Here’s an example of how video was used to strengthen the community’s case – shot from the point-of-view of a resident, the video shows government workers knocking on residents’ doors to collect personal information. When a resident asks if this information will be used to evict the community, the government representative walks away without answering, a clear violation of the community’s rights to information, consultation, and participation in the decision-making process.

In one of the most innovative tactics Vila Autódromo deployed, highlighted in our People Before Profit video, the community partnered with local universities to develop a counter-development-plan to the government’s plan of eviction.
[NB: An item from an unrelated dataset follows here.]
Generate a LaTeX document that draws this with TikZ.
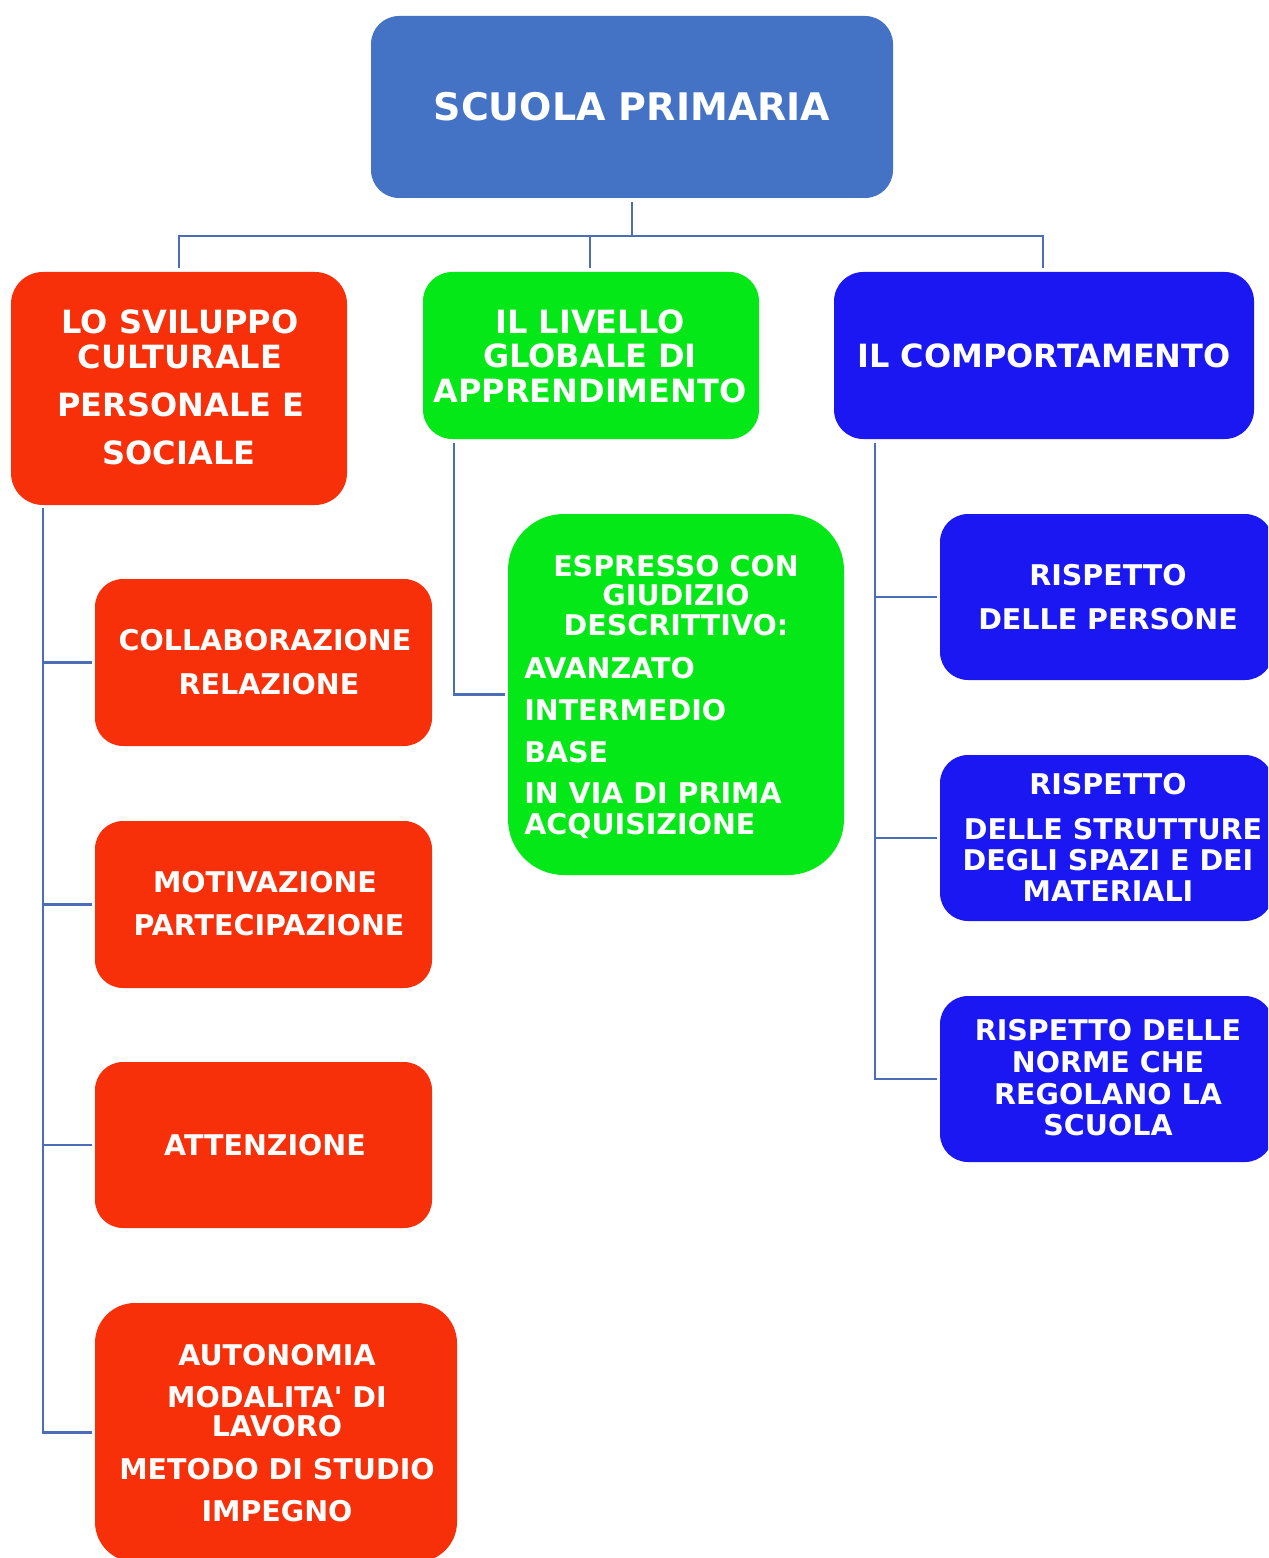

In Vila Autódromo’s plan, devised over several months of collaboration with expert urban planners and architects, the community proved it was actually cheaper and more sustainable to keep everyone in their homes and upgrade the community’s infrastructure rather than foot the bill for adequate resettlement. This ‘People’s Development Plan’ for Vila Autódromo became the centerpiece of their resistance and tackled each of the government’s arguments with technically precise counter-arguments and factual evidence.

This past Friday, after a relentless campaign to save Vila Autódromo and increasing protests on the streets of Rio, the mayor saw himself obliged to listen to groups he has historically shunned, and an invitation to meet was extended to our partners. During the meeting, Mayor Paes was handed our partners’ reports and a list of demands, among them the protection of Vila Autódromo and other communities at-risk of eviction. And for the first time, a significant concession: the mayor agreed to take eviction off the table for Vila Autódromo and set up a special commission to discuss the community’s counter-proposal. The shadow of forced eviction has been lifted, which is a major victory for the community and everyone who stood by it over the past several years. Vila Autódromo stays!!!

Much work lies ahead in the new round of negotiations between Vila Autódromo and the municipal government. But today, this is a story with a happy ending. And since we don’t get to tell many of these around here, please share it widely. As many in Rio like to say, borrowing Brecht, nothing should seem impossible to change. Thank you to Vila Autódromo for reminding us of that – though the families from Vila Autódromo may not be rich (in the financial sense of the word), after last week no one can deny their power (in the most beautiful, people sense of the word). Vila Autódromo lives on, Viva a Vila!!!